Cardiac interventions carry risk from radiation

August 18, 2005

The radiation dose delivered during fluoroscopic cardiac interventional procedures should be subjected to rigorous and sustained scrutiny, according to researchers from Ireland. A team from the University College Dublin and the University of Ulster in Jordanstown, Belfast, is conducting an ongoing survey that is partially funded by the Health Research Board. The group presented its initial findings at the U.K. Radiological Congress in June.

The radiation dose delivered during fluoroscopic cardiac interventional procedures should be subjected to rigorous and sustained scrutiny, according to researchers from Ireland. A team from the University College Dublin and the University of Ulster in Jordanstown, Belfast, is conducting an ongoing survey that is partially funded by the Health Research Board. The group presented its initial findings at the U.K. Radiological Congress in June.

Ireland has the highest rate of heart disease in Europe, accounting for 42% of all deaths, said lead researcher Catherine D'Helft from the School of Diagnostic Imaging, St. Anthony's in Dublin. She cites the Web site www.irishhealth.com as the source for this statistic.

Interventional cardiac procedures play an important role in tackling this problem, and the number of patients referred for interventional cardiology has increased as a result of the techniques' cost-effectiveness relative to surgery. Patients can be treated as outpatients or as day cases, and the complication rate is fairly low.

"However, the radiation doses associated with such procedures are high compared with other diagnostic x-ray examinations and have been reported to be close to thresholds causing deterministic radiation effects. This dose implication must be carefully monitored," D'Helft said.

The study aims to establish local x-ray dose reference levels for examinations in Irish cardiovascular centers and to produce a benchmark against which individual performance can be judged.

The researchers hope to quantify the ionizing radiation exposure to patients undergoing cardiac intervention and to identify causal agents in high-dose situations.

The goal is to encourage centers to take corrective action if necessary. Overall, the team seeks to establish ways of reducing radiation dose while maintaining image quality and diagnostic efficacy.

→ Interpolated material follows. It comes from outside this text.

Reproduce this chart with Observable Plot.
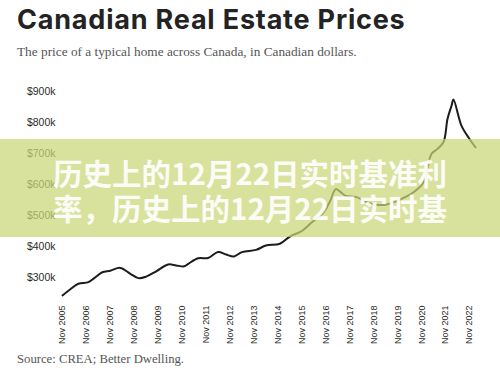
<!DOCTYPE html>
<html>
<head>
<meta charset="utf-8">
<script src="https://cdn.jsdelivr.net/npm/d3@7"></script>
<script src="https://cdn.jsdelivr.net/npm/@observablehq/plot@0.6"></script>
<style>
  html, body { margin: 0; padding: 0; background: #fff; }
  #wrap { position: relative; width: 500px; height: 380px; overflow: hidden; background: #fff; }
  #title { position: absolute; left: 17px; top: 3px; font-family: Inter, "Open Sans", sans-serif; font-weight: 700; font-size: 27px; letter-spacing: 0.8px; color: #232323; white-space: nowrap; }
  #subtitle { position: absolute; left: 17px; top: 44px; font-family: "Liberation Serif", "DejaVu Serif", serif; font-size: 13.3px; color: #555; white-space: nowrap; }
  #chart { position: absolute; left: 0; top: 70px; }
  #caption { position: absolute; left: 17px; top: 352px; font-family: "Liberation Serif", "DejaVu Serif", serif; font-size: 12.7px; color: #555; white-space: nowrap; }
  #banner { position: absolute; left: 0; top: 139px; width: 500px; height: 98px; background: rgba(201,215,119,0.72); }
  #banner div { position: absolute; left: 53px; font-family: "Noto Sans CJK SC", sans-serif; font-weight: 700; font-size: 29.5px; color: rgba(255,255,255,0.93); white-space: nowrap; line-height: 1; }
</style>
</head>
<body>
<div id="wrap">
  <div id="title">Canadian Real Estate Prices</div>
  <div id="subtitle">The price of a typical home across Canada, in Canadian dollars.</div>
  <div id="chart"></div>
  <div id="caption">Source: CREA; Better Dwelling.</div>
  <div id="banner">
    <div id="b1" style="top:19px">历史上的12月22日实时基准利</div>
    <div id="b2" style="top:54px">率，历史上的12月22日实时基</div>
  </div>
</div>
<script>
const months = [
  "2005-11","2006-03","2006-07","2006-12","2007-03","2007-07","2007-11","2008-04","2008-09","2009-01",
  "2009-05","2009-10","2010-04","2010-08","2010-12","2011-02","2011-07","2011-12","2012-05","2012-09",
  "2013-01","2013-05","2013-12","2014-05","2014-12","2015-05","2015-11","2016-04","2016-10","2017-01",
  "2017-04","2017-06","2017-09","2018-02","2018-07","2018-12","2019-05","2019-10","2020-03","2020-07",
  "2020-12","2021-04","2021-07","2021-10","2021-12","2022-02","2022-03","2022-07","2022-11","2023-02"
];
const pricesK = [
  242, 262, 280, 285, 298, 317, 322, 331, 312, 298,
  303, 320, 342, 339, 336, 344, 362, 363, 382, 374,
  368, 382, 389, 403, 409, 432, 450, 478, 511, 545,
  585, 578, 563, 560, 545, 535, 535, 545, 560, 575,
  607, 699, 715, 737, 812, 855, 874, 790, 747, 720
];
const yTicksK = [300, 400, 500, 600, 700, 800, 900];
const tickYears = [2005,2006,2007,2008,2009,2010,2011,2012,2013,2014,2015,2016,2017,2018,2019,2020,2021,2022];

const data = months.map((m, i) => ({date: new Date(m + "-01T00:00:00Z"), value: pricesK[i] * 1000}));
const yTicks = yTicksK.map(v => v * 1000);
const xTicks = tickYears.map(y => new Date(Date.UTC(y, 10, 1)));

const chart = Plot.plot({
  width: 500,
  height: 280,
  marginLeft: 62,
  marginRight: 31,
  marginTop: 21,
  marginBottom: 73,
  x: {type: "utc", domain: [xTicks[0], xTicks[xTicks.length - 1]]},
  y: {domain: [300000, 900000]},
  style: {fontFamily: "'Liberation Sans', Arial, sans-serif", color: "#2b2b2b", background: "transparent"},
  marks: [
    Plot.axisY({ticks: yTicks, tickSize: 0, tickPadding: 7, fontSize: 10.5, label: null,
      tickFormat: d => `$${d / 1000}k`}),
    Plot.axisX({ticks: xTicks, tickSize: 0, tickPadding: 28, tickRotate: -90, fontSize: 9, label: null,
      tickFormat: d3.utcFormat("%b %Y")}),
    Plot.line(data, {x: "date", y: "value", stroke: "#1c1c1c", strokeWidth: 2, curve: "catmull-rom"})
  ]
});
document.getElementById("chart").appendChild(chart);
</script>
</body>
</html>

The researchers determined radiation exposure levels to patients for coronary angiography (CA), percutaneous coronary interventions (PCI), and permanent pacemaker insertion procedures (PPI). They detailed factors that may influence radiation dose, including patient demographics, the grade of the cardiologist, projections acquired, equipment specifications, exposure factors, and a complexity score for all examinations. They also identified elements associated with low radiation dose and acceptable/ high image quality.

Data on dose measurements using calibrated dose-area product meters, collated from 15 participating centers in the Republic of Ireland and Northern Ireland, are still being collected and analyzed. The researchers presented preliminary results at the UKRC and at the ECR in March. Mean dose values for CA, PCI, and PPI were 7426 cGycm2, 10,744 cGycm2, and 3705 cGycm2 respectively, although large examination-specific variations were apparent.

The team also compared data for CA and PCI procedures with radiation dose levels determined by the DIMOND project (Eur Radiol 2003;13:2259-2263), and it found that dose values from the Irish study were higher than those in the DIMOND project. For CA and PCI procedures, the radiation doses that were recorded in Ireland were 1.3 and 1.1 times higher, respectively, than those reported by the DIMOND group.

"Direct relationships are being noted between radiation doses and screening time and examination complexity," D'Helft said. "There is also some evidence to suggest that the grade of the operator, patient body mass index, and techniques employed also impact radiation dose levels."

Doses should be kept as low as reasonably achievable consistent with optimizing image quality. Significant variations in radiation dose exist, and doses appear to be higher than those published elsewhere, but the current results are preliminary, according to the Irish team.